I replied, "He fell and hurt his chin."
"I'm a doctor."
I asked the boy who had fallen, "Do you need a doctor?"
The boy who had asked "Are you okay?" took what the older kids sometimes call "the easy way" up the short slope, a path in the dirt that circumvents the concrete part, intending, I thought, to go about his play. Perhaps that had been the plan, but he stopped and turned to check on his friend, saying once more, "Are you okay?"
This time his friend nodded. His cry had become a soft whimper. I said, "You're not crying now." He didn't respond. His fingers fiddled with the sand until they found a twig which he bent and twisted. I had been sitting beside him. I said, "I'm going to get up now," which I did. I had a vague idea that I was role modeling a possible next step for him, but he didn't immediately follow my lead. Instead, my place was taken by the doctor who sat, as I had done, silently beside him. We're always role modeling, but we can't pick what they will chose to imitate -- or even who will do the imitating.
I kept an eye on the situation from a few feet away. There was some conversation between the boys, but I couldn't hear it. The boy who had taken the easy way up, then climbed to
the top of the concrete slide and slid down before circling back to the scene of the fall.

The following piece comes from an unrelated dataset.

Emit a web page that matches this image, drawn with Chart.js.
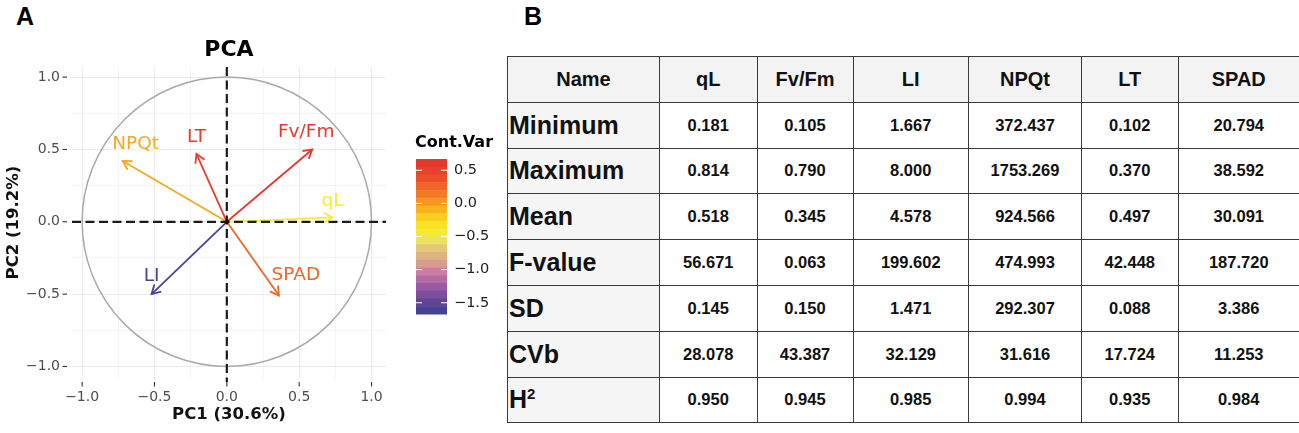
<!DOCTYPE html>
<html>
<head>
<meta charset="utf-8">
<script src="https://cdn.jsdelivr.net/npm/chart.js@4.4.1/dist/chart.umd.min.js"></script>
<style>
html, body { margin: 0; padding: 0; background: #fff; width: 1299px; height: 433px; overflow: hidden; }
#panelA { position: absolute; left: 0; top: 0; width: 500px; height: 433px; }
.tag { position: absolute; font: bold 25px "Liberation Sans", Arial, sans-serif; color: #000; }
#tbl { position: absolute; left: 507px; top: 56px; width: 792px; border-collapse: collapse; table-layout: fixed;
       font-family: "Liberation Sans", Arial, sans-serif; font-weight: bold; color: #111; }
#tbl td { border: 1.6px solid #3a3a3a; padding: 0; height: 44.8px; text-align: center; font-size: 16.5px; background: #fff; }
#tbl tr.head td { background: #f3f3f3; font-size: 20px; }
#tbl td.rowlab { background: #f5f5f5; text-align: left; font-size: 25px; padding-left: 1px; }
#tbl sup { font-size: 15px; }
</style>
</head>
<body>
<div class="tag" style="left:16px;top:2px">A</div>
<div class="tag" style="left:524px;top:2px">B</div>
<div id="panelA"><canvas id="pca"></canvas></div>
<table id="tbl"></table>
<script>
// variables of the PCA (same order as table columns)
const variables = ['qL', 'Fv/Fm', 'LI', 'NPQt', 'LT', 'SPAD']
const pc1 = [0.73, 0.59, -0.52, -0.72, -0.21, 0.36]
const pc2 = [0.03, 0.50, -0.50, 0.42, 0.47, -0.51]
const contVar = [-0.42, 0.6, -1.6, -0.05, 0.55, 0.25]
const colorbarTicks = [0.5, 0.0, -0.5, -1.0, -1.5]

// table B
const statNames = ['Minimum', 'Maximum', 'Mean', 'F-value', 'SD', 'CVb', 'H2']
const minimumVals = [0.181, 0.105, 1.667, 372.437, 0.102, 20.794]
const maximumVals = [0.814, 0.790, 8.000, 1753.269, 0.370, 38.592]
const meanVals = [0.518, 0.345, 4.578, 924.566, 0.497, 30.091]
const fVals = [56.671, 0.063, 199.602, 474.993, 42.448, 187.720]
const sdVals = [0.145, 0.150, 1.471, 292.307, 0.088, 3.386]
const cvbVals = [28.078, 43.387, 32.129, 31.616, 17.724, 11.253]
const h2Vals = [0.950, 0.945, 0.985, 0.994, 0.935, 0.984]

// colour scale of Cont.Var
const cbMin = -1.67, cbMax = 0.67
const palette = [
    [0.67, '#e5312e'], [0.40, '#eb4a2b'], [0.15, '#f27a25'], [-0.05, '#f7a81e'],
    [-0.25, '#fbd81a'], [-0.40, '#f9ec2a'], [-0.55, '#efe360'], [-0.70, '#e2c37b'],
    [-0.90, '#d9a08c'], [-1.05, '#c878a6'], [-1.25, '#9c5aa4'], [-1.45, '#6a4798'],
    [-1.67, '#3b3f8e']
]

const hexRgb = h => [1, 3, 5].map(i => parseInt(h.slice(i, i + 2), 16))
const colorFor = (v) => {
    for (let i = 0; i < palette.length - 1; i++) {
        const [v0, c0] = palette[i], [v1, c1] = palette[i + 1]
        if (v <= v0 && v >= v1) {
            const t = (v0 - v) / (v0 - v1)
            const a = hexRgb(c0), b = hexRgb(c1)
            return 'rgb(' + a.map((x, k) => Math.round(x + (b[k] - x) * t)).join(',') + ')'
        }
    }
    return v > palette[0][0] ? palette[0][1] : palette[palette.length - 1][1]
}

const isMajor = v => Math.abs(v * 2 - Math.round(v * 2)) < 1e-6
const fmt = v => isMajor(v) ? v.toFixed(1).replace('-', '\u2212') : ''

// label offsets in pixels from arrow tips
const labelShift = { 'qL': [0, -16], 'Fv/Fm': [-6, -17], 'LI': [0, -18], 'NPQt': [13, -17], 'LT': [0, -17], 'SPAD': [17, -20] }

const pcaPlugin = {
    id: 'pcaExtras',
    beforeDatasetsDraw(chart) {
        const { ctx, scales: { x, y } } = chart
        // correlation circle
        const cx = x.getPixelForValue(0), cy = y.getPixelForValue(0)
        const r = x.getPixelForValue(1) - cx
        ctx.save()
        ctx.strokeStyle = '#a9a9a9'
        ctx.lineWidth = 1.5
        ctx.beginPath()
        ctx.arc(cx, cy, r, 0, Math.PI * 2)
        ctx.stroke()
        ctx.restore()
    },
    afterDatasetsDraw(chart) {
        const { ctx, chartArea: a, scales: { x, y } } = chart
        const cx = x.getPixelForValue(0), cy = y.getPixelForValue(0)
        ctx.save()
        // arrow heads + labels
        chart.data.datasets.forEach((ds, i) => {
            const tx = x.getPixelForValue(pc1[i]), ty = y.getPixelForValue(pc2[i])
            const ang = Math.atan2(ty - cy, tx - cx)
            ctx.strokeStyle = ds.borderColor
            ctx.lineWidth = 1.8
            ctx.beginPath()
            ctx.moveTo(tx - 10 * Math.cos(ang - Math.PI / 6), ty - 10 * Math.sin(ang - Math.PI / 6))
            ctx.lineTo(tx, ty)
            ctx.lineTo(tx - 10 * Math.cos(ang + Math.PI / 6), ty - 10 * Math.sin(ang + Math.PI / 6))
            ctx.stroke()
            const sh = labelShift[variables[i]]
            ctx.fillStyle = ds.borderColor
            ctx.font = '18.5px "DejaVu Sans"'
            ctx.textAlign = 'center'
            ctx.textBaseline = 'middle'
            ctx.fillText(variables[i], tx + sh[0], ty + sh[1])
        })
        // dashed zero lines
        ctx.strokeStyle = '#1a1a1a'
        ctx.lineWidth = 2.2
        ctx.setLineDash([9, 4.5])
        ctx.beginPath()
        ctx.moveTo(a.left, cy); ctx.lineTo(a.right, cy)
        ctx.moveTo(cx, a.top); ctx.lineTo(cx, a.bottom + 4)
        ctx.stroke()
        ctx.setLineDash([])
        ctx.fillStyle = '#111'
        ctx.beginPath(); ctx.arc(cx, cy, 2.2, 0, Math.PI * 2); ctx.fill()
        ctx.restore()
    },
    afterDraw(chart) {
        const { ctx, chartArea: a, scales: { x, y } } = chart
        ctx.save()
        // axis tick marks
        ctx.strokeStyle = '#333'
        ctx.lineWidth = 1.1
        x.ticks.forEach(t => {
            if (!isMajor(t.value)) return
            const px = x.getPixelForValue(t.value)
            ctx.beginPath(); ctx.moveTo(px, a.bottom + 4); ctx.lineTo(px, a.bottom + 8.5); ctx.stroke()
        })
        y.ticks.forEach(t => {
            if (!isMajor(t.value)) return
            const py = y.getPixelForValue(t.value)
            ctx.beginPath(); ctx.moveTo(a.left - 9.5, py); ctx.lineTo(a.left - 5, py); ctx.stroke()
        })
        // colour bar legend
        const bx = 416, bw = 31, btop = 159, bbot = 314
        const vpx = v => btop + (cbMax - v) / (cbMax - cbMin) * (bbot - btop)
        const nbin = 20
        for (let k = 0; k < nbin; k++) {
            const v0 = cbMax - (cbMax - cbMin) * k / nbin
            const v1 = cbMax - (cbMax - cbMin) * (k + 1) / nbin
            ctx.fillStyle = colorFor((v0 + v1) / 2)
            ctx.fillRect(bx, vpx(v0), bw, vpx(v1) - vpx(v0) + 0.5)
        }
        ctx.strokeStyle = '#fff'
        ctx.lineWidth = 1
        ctx.fillStyle = '#222'
        ctx.font = '14.5px "DejaVu Sans"'
        ctx.textAlign = 'left'
        ctx.textBaseline = 'middle'
        colorbarTicks.forEach(v => {
            const py = vpx(v)
            ctx.beginPath()
            ctx.moveTo(bx, py); ctx.lineTo(bx + 6, py)
            ctx.moveTo(bx + bw - 6, py); ctx.lineTo(bx + bw, py)
            ctx.stroke()
            ctx.fillText(v.toFixed(1).replace('-', '\u2212'), bx + bw + 7, py)
        })
        ctx.fillStyle = '#000'
        ctx.font = 'bold 16px "DejaVu Sans"'
        ctx.fillText('Cont.Var', bx - 1, 143)
        ctx.restore()
    }
}

const tickFont = { family: 'DejaVu Sans', size: 14 }
const titleFont = { family: 'DejaVu Sans', size: 16.5, weight: 'bold' }

new Chart(document.getElementById('pca'), {
    type: 'scatter',
    data: {
        datasets: variables.map((v, i) => ({
            label: v,
            data: [{ x: 0, y: 0 }, { x: pc1[i], y: pc2[i] }],
            showLine: true,
            borderColor: colorFor(contVar[i]),
            borderWidth: 1.8,
            pointRadius: 0
        }))
    },
    options: {
        responsive: true,
        maintainAspectRatio: false,
        animation: false,
        layout: { padding: { left: 0, right: 114, top: 0, bottom: 0 } },
        plugins: {
            legend: { display: false },
            tooltip: { enabled: false },
            title: {
                display: true, text: 'PCA', fullSize: false, color: '#000',
                font: { family: 'DejaVu Sans', size: 22, weight: 'bold' },
                padding: { top: 36.8, bottom: 3.8 }
            }
        },
        scales: {
            x: {
                type: 'linear', min: -1.07, max: 1.1,
                afterFit: s => { s.height = 55 },
                border: { display: false },
                grid: { drawTicks: false, color: c => isMajor(c.tick.value) ? '#ebebeb' : '#f4f4f4', lineWidth: 1 },
                ticks: { stepSize: 0.25, includeBounds: false, autoSkip: false, maxRotation: 0, padding: 11, font: tickFont, color: '#4d4d4d', callback: fmt },
                title: { display: true, text: 'PC1 (30.6%)', color: '#111', font: titleFont, padding: { top: 0, bottom: 8 } }
            },
            y: {
                type: 'linear', min: -1.08, max: 1.07,
                afterFit: s => { s.width = 72 },
                border: { display: false },
                grid: { drawTicks: false, color: c => isMajor(c.tick.value) ? '#ebebeb' : '#f4f4f4', lineWidth: 1 },
                ticks: { stepSize: 0.25, includeBounds: false, autoSkip: false, padding: 12, font: tickFont, color: '#4d4d4d', callback: fmt },
                title: { display: true, text: 'PC2 (19.2%)', color: '#111', font: titleFont, padding: { top: 4, bottom: 0 } }
            }
        }
    },
    plugins: [pcaPlugin]
})

// table B
const rowsData = [minimumVals, maximumVals, meanVals, fVals, sdVals, cvbVals, h2Vals]
const colWidths = [152, 97.5, 96, 115.5, 113, 96.5, 121.5]
const tbl = document.getElementById('tbl')
let html = '<colgroup>' + colWidths.map(w => '<col style="width:' + w + 'px">').join('') + '</colgroup>'
html += '<tr class="head"><td>Name</td>' + variables.map(v => '<td>' + v + '</td>').join('') + '</tr>'
statNames.forEach((name, r) => {
    const lab = name === 'H2' ? 'H<sup>2</sup>' : name
    html += '<tr><td class="rowlab">' + lab + '</td>' + rowsData[r].map(v => '<td>' + v.toFixed(3) + '</td>').join('') + '</tr>'
})
tbl.innerHTML = html
</script>
</body>
</html>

By now, the boy who had fallen had completely finished his cry and was on his feet. There was more discussion amongst the three boys that I didn't hear, but judging from the body language, I'm guessing it was either about the fall or about how to best navigate the short, sand-dusted slope. Then, the two boys who had come to their friend's aid, ascended via the easy way. The boy who had fallen, however, tacked the concrete slope. His boot slipped a bit, but this time he made it without injury. He then ran back down and tried it again, then again, four times in all before he moved on.